___ Exercise data
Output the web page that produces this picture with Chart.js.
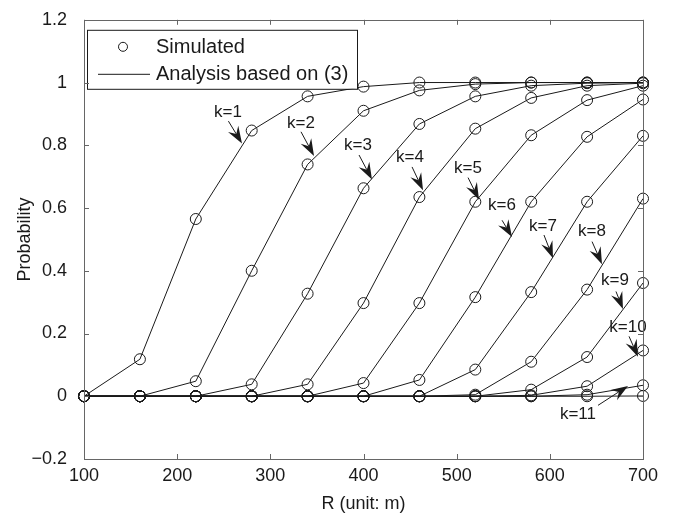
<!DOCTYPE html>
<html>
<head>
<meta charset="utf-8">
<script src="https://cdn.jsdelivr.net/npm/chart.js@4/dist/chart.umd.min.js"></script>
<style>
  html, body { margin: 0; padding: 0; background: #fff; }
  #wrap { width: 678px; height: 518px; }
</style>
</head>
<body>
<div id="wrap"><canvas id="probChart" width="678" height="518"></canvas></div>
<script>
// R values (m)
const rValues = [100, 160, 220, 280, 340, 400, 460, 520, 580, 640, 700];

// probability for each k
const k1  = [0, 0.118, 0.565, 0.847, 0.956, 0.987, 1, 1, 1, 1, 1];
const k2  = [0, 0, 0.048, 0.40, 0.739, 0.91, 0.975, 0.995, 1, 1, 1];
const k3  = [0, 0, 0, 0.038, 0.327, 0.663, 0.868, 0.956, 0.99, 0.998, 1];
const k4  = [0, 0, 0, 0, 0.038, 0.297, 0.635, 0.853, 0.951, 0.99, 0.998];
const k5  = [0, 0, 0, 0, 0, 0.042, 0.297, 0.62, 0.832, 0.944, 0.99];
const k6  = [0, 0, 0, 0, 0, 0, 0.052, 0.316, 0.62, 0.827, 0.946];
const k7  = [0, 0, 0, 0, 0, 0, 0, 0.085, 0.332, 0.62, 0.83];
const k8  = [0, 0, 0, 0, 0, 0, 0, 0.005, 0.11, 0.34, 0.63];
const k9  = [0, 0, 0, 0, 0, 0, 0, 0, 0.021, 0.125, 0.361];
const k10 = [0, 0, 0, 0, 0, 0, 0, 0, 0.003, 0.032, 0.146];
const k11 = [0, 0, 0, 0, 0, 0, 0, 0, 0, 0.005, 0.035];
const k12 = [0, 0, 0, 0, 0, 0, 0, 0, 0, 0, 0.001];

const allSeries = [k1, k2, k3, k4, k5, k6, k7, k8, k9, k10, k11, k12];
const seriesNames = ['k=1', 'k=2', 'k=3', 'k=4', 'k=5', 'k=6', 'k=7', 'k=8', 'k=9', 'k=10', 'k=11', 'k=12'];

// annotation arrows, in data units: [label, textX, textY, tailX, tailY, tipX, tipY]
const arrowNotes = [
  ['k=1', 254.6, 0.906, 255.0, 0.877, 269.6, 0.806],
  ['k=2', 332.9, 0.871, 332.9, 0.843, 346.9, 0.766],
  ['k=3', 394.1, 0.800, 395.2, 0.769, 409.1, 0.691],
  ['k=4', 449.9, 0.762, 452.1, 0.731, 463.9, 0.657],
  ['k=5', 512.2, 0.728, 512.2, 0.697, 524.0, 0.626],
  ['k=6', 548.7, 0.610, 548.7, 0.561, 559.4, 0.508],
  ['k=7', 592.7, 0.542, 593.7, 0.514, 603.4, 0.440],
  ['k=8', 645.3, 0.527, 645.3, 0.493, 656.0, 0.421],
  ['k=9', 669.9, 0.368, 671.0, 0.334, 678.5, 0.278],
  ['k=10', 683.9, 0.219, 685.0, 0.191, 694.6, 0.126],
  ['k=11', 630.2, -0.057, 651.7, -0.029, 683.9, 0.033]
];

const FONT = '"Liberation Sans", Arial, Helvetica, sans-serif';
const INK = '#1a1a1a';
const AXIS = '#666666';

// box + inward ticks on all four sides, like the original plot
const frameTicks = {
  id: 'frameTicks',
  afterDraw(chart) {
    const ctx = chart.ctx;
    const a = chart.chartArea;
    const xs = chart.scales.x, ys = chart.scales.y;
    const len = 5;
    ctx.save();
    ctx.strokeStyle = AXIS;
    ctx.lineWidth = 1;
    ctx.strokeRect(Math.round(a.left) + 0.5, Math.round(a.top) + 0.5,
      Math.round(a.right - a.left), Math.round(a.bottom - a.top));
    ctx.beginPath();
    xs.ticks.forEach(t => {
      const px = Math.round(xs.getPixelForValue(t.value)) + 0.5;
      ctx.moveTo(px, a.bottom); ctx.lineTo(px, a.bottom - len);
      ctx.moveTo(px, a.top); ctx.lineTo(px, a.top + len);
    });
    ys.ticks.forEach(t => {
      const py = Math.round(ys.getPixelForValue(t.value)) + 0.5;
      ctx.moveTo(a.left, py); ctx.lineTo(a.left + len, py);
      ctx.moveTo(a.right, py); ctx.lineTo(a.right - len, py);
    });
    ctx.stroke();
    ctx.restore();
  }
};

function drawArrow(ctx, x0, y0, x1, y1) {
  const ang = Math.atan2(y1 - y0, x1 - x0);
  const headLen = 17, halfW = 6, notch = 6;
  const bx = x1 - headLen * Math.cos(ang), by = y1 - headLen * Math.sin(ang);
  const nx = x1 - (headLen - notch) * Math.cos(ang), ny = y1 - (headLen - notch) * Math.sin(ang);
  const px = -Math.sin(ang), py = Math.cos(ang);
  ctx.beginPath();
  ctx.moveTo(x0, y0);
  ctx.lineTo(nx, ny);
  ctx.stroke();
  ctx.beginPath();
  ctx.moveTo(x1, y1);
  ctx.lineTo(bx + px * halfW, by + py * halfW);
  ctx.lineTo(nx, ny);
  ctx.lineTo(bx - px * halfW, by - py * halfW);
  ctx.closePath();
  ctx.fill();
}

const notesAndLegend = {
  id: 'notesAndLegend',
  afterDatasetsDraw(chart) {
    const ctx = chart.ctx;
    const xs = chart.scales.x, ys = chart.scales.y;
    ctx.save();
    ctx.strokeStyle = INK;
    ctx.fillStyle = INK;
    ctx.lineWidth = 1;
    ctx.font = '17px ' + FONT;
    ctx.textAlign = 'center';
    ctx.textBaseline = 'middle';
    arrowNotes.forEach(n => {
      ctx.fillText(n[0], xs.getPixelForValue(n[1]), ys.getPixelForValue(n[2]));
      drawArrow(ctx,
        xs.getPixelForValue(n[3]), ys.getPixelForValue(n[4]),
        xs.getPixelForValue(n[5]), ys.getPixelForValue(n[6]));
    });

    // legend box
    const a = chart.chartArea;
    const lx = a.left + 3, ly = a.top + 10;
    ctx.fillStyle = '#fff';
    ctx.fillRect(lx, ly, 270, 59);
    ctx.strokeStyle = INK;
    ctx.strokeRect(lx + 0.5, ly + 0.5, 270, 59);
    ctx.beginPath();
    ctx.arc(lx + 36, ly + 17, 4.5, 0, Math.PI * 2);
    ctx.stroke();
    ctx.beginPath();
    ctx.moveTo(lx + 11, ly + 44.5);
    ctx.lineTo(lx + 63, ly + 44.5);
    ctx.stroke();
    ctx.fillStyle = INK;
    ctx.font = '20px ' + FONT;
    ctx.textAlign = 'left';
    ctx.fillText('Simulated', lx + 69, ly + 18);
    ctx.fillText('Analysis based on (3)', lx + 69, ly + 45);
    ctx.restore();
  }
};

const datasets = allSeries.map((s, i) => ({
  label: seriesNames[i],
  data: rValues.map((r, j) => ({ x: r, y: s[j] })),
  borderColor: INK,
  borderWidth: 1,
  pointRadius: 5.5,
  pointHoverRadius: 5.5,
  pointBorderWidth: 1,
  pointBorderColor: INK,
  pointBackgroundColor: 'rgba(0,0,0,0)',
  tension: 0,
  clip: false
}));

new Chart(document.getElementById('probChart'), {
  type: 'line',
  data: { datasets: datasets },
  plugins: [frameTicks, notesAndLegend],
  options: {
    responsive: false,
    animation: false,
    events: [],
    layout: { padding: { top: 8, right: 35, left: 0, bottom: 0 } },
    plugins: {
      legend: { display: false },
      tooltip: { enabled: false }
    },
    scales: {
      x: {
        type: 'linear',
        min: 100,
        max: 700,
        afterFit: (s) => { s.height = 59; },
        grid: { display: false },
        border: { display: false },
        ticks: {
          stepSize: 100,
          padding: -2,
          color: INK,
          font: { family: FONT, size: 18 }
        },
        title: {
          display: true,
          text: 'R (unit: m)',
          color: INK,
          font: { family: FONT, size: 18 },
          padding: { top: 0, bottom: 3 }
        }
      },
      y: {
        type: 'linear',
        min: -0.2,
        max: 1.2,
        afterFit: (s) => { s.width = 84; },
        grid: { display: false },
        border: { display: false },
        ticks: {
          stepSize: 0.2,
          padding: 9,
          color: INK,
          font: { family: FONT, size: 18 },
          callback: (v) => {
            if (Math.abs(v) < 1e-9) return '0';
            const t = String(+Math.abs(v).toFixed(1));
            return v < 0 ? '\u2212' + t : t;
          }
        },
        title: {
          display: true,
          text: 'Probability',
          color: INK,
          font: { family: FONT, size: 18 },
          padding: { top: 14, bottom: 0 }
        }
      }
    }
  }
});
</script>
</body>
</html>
______
___ Exercise data
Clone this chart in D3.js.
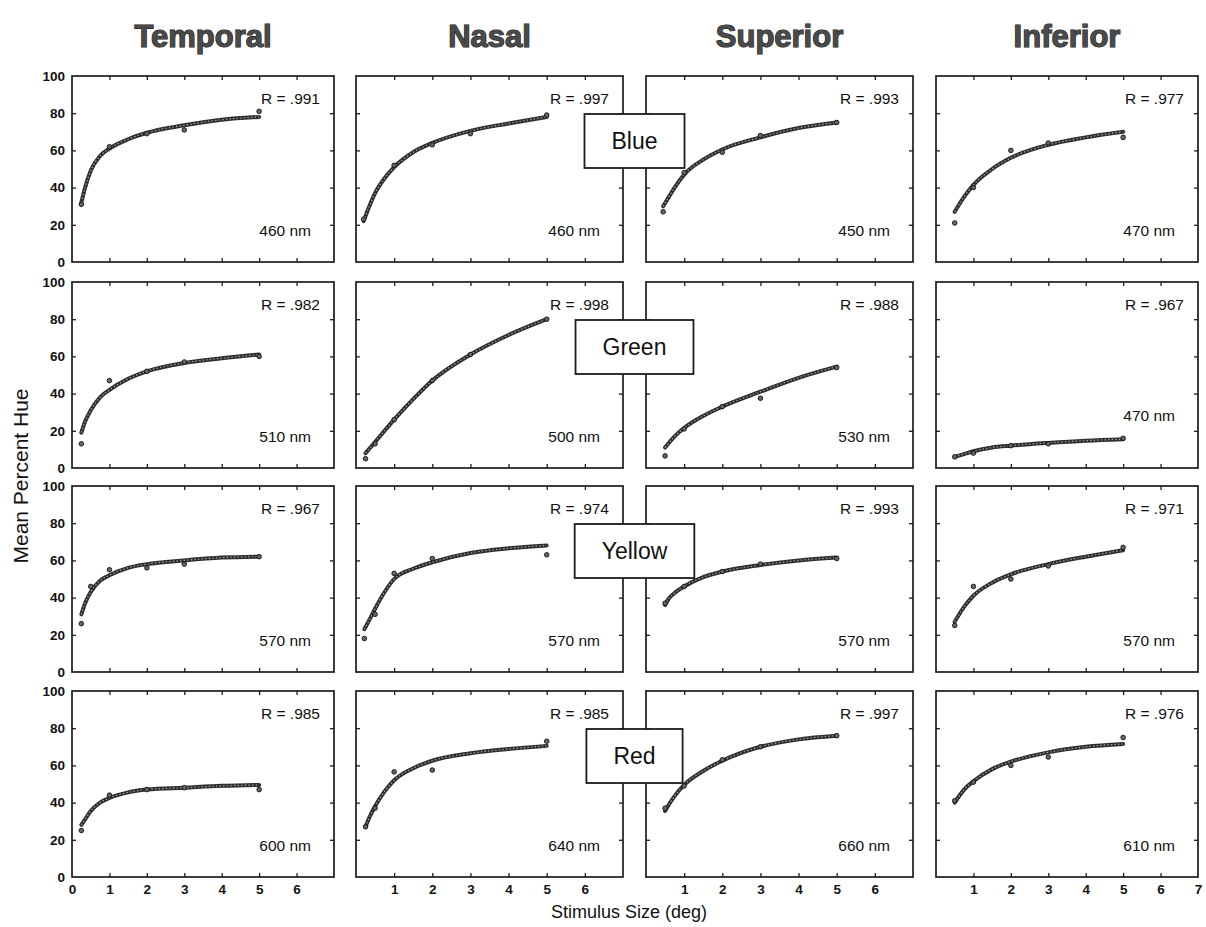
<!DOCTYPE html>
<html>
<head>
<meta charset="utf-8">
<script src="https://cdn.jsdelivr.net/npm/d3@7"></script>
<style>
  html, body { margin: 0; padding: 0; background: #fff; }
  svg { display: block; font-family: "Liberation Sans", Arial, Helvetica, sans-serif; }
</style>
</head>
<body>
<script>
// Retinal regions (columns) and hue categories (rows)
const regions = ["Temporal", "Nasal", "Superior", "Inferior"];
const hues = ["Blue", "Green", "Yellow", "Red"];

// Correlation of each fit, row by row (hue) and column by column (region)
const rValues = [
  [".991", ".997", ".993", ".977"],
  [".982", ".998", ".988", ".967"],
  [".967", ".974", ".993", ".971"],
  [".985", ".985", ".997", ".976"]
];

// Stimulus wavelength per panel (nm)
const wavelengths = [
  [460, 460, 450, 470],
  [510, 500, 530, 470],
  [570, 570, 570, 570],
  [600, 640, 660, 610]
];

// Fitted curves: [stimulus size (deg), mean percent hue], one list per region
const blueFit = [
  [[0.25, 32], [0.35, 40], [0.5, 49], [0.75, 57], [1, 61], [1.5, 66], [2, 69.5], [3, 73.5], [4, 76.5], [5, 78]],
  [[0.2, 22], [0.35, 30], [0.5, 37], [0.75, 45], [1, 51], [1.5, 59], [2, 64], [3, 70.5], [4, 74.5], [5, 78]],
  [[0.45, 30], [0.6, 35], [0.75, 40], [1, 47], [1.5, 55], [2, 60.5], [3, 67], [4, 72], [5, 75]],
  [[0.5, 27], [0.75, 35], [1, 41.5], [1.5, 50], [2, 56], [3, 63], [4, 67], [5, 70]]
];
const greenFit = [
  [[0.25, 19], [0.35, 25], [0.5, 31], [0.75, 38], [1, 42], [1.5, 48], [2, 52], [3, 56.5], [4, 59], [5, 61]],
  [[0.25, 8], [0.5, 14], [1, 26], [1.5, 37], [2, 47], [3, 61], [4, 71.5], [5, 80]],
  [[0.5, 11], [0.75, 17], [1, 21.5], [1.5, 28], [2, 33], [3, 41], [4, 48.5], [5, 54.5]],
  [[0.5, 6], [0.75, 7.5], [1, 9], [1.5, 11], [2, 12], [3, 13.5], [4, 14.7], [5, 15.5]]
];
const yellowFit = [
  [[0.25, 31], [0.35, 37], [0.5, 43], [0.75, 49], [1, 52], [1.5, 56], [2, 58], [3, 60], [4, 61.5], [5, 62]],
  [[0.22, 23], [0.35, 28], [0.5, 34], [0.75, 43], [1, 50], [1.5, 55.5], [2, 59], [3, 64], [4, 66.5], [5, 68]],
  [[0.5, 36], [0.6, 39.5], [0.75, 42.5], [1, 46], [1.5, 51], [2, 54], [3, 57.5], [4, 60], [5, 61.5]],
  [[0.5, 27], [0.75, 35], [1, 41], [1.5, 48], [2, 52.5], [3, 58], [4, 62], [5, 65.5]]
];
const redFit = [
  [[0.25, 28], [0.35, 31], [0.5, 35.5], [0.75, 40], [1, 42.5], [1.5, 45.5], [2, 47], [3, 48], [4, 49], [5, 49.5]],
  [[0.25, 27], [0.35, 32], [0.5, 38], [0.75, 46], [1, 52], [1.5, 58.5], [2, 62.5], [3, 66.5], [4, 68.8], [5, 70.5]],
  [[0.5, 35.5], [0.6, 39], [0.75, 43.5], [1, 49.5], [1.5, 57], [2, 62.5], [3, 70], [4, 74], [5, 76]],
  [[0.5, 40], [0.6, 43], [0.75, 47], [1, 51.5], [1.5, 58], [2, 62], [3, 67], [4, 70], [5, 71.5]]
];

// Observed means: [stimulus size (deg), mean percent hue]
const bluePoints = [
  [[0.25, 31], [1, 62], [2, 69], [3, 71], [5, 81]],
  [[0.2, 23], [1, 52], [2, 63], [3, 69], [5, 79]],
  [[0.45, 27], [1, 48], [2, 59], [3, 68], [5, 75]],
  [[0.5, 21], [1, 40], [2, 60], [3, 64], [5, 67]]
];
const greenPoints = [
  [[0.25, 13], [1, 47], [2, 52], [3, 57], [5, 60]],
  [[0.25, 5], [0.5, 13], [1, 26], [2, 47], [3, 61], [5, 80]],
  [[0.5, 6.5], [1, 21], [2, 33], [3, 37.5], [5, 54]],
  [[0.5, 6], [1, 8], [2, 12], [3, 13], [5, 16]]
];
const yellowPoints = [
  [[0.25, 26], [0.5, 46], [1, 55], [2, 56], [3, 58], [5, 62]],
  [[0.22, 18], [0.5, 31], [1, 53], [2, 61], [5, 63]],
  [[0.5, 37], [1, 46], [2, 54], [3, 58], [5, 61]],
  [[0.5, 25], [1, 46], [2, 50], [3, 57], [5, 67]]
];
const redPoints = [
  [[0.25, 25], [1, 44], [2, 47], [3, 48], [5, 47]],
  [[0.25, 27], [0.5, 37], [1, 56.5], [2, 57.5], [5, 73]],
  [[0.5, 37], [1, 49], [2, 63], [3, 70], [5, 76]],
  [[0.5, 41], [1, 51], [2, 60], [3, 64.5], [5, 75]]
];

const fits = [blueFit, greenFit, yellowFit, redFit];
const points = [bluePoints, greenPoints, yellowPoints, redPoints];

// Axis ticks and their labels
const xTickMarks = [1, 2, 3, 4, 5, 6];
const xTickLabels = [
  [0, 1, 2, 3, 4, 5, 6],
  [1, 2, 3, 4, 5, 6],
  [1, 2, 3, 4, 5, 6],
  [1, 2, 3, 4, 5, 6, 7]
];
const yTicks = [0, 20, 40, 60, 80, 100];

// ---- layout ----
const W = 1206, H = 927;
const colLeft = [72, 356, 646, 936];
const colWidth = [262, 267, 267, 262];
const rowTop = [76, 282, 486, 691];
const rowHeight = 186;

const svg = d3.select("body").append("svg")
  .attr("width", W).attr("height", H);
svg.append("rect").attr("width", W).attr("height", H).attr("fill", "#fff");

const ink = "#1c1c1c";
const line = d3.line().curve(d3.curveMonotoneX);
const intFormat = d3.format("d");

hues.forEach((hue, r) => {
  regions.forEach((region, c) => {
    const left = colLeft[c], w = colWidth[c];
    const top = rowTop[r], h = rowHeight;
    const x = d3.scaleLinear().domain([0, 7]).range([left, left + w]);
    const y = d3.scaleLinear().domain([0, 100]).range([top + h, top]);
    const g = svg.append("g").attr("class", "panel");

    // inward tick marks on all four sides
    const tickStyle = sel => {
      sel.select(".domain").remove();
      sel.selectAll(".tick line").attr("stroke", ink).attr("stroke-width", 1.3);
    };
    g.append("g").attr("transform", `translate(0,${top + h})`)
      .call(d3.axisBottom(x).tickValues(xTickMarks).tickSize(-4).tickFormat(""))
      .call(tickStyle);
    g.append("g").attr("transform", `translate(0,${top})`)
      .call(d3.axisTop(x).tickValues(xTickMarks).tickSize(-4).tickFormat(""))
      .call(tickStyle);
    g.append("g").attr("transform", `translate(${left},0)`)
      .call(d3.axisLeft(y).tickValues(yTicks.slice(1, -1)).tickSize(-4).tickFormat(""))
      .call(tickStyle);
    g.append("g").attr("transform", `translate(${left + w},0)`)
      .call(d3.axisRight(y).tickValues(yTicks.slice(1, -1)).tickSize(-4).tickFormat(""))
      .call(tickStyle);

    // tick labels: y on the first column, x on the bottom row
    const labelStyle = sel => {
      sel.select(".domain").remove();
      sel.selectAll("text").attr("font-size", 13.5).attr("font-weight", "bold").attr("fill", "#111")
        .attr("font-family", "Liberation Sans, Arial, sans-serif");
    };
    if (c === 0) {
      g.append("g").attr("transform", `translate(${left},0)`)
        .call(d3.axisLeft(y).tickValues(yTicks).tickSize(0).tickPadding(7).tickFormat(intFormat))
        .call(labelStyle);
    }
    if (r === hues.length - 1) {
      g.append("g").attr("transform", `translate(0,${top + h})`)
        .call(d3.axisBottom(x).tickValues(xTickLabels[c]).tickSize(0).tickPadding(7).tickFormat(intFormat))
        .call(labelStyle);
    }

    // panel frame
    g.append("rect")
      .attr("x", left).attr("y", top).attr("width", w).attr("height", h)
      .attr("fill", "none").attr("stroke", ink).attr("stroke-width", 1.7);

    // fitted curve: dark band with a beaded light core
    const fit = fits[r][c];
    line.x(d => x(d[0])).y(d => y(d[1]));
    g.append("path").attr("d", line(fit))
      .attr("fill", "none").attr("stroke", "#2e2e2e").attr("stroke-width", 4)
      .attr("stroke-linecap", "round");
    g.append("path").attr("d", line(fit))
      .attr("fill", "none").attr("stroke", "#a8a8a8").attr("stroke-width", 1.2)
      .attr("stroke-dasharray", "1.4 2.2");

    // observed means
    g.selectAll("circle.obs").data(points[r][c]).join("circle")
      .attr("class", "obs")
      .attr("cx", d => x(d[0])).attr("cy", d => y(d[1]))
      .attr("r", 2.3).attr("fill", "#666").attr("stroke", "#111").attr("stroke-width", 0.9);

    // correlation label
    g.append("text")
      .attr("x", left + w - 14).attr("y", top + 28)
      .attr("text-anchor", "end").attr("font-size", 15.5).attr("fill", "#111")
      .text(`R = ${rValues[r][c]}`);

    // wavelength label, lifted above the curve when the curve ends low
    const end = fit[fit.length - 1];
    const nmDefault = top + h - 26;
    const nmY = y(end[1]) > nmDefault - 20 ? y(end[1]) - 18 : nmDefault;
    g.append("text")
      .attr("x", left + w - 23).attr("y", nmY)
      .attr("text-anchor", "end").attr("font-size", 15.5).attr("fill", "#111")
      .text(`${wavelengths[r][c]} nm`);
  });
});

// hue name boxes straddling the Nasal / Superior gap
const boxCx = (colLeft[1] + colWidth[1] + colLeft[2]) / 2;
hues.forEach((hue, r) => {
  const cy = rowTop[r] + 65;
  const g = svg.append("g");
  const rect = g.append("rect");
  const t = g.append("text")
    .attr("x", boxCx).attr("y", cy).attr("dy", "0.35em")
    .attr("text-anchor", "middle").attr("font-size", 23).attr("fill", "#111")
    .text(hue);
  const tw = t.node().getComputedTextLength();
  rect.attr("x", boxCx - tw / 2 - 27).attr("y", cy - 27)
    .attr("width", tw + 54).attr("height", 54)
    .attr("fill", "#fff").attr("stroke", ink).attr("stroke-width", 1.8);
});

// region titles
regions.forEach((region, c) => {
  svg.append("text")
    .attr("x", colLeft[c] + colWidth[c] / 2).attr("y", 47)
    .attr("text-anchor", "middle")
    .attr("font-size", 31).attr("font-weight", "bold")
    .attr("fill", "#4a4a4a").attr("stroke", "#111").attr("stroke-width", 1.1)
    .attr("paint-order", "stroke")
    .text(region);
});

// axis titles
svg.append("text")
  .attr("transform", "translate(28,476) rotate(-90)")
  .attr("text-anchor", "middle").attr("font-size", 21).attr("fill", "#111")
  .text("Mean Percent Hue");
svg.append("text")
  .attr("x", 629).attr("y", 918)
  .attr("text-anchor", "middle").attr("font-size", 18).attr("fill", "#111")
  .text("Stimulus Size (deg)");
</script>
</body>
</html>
______
» **Written instruction**
Only the lines from the one bearing "Output the web" to the one bearing "580, 640, 700];", both included, should be restated word for word, with pictures left out.

» **In response**
Output the web page that produces this picture with Chart.js.
<!DOCTYPE html>
<html>
<head>
<meta charset="utf-8">
<script src="https://cdn.jsdelivr.net/npm/chart.js@4/dist/chart.umd.min.js"></script>
<style>
  html, body { margin: 0; padding: 0; background: #fff; }
  #wrap { width: 678px; height: 518px; }
</style>
</head>
<body>
<div id="wrap"><canvas id="probChart" width="678" height="518"></canvas></div>
<script>
// R values (m)
const rValues = [100, 160, 220, 280, 340, 400, 460, 520, 580, 640, 700];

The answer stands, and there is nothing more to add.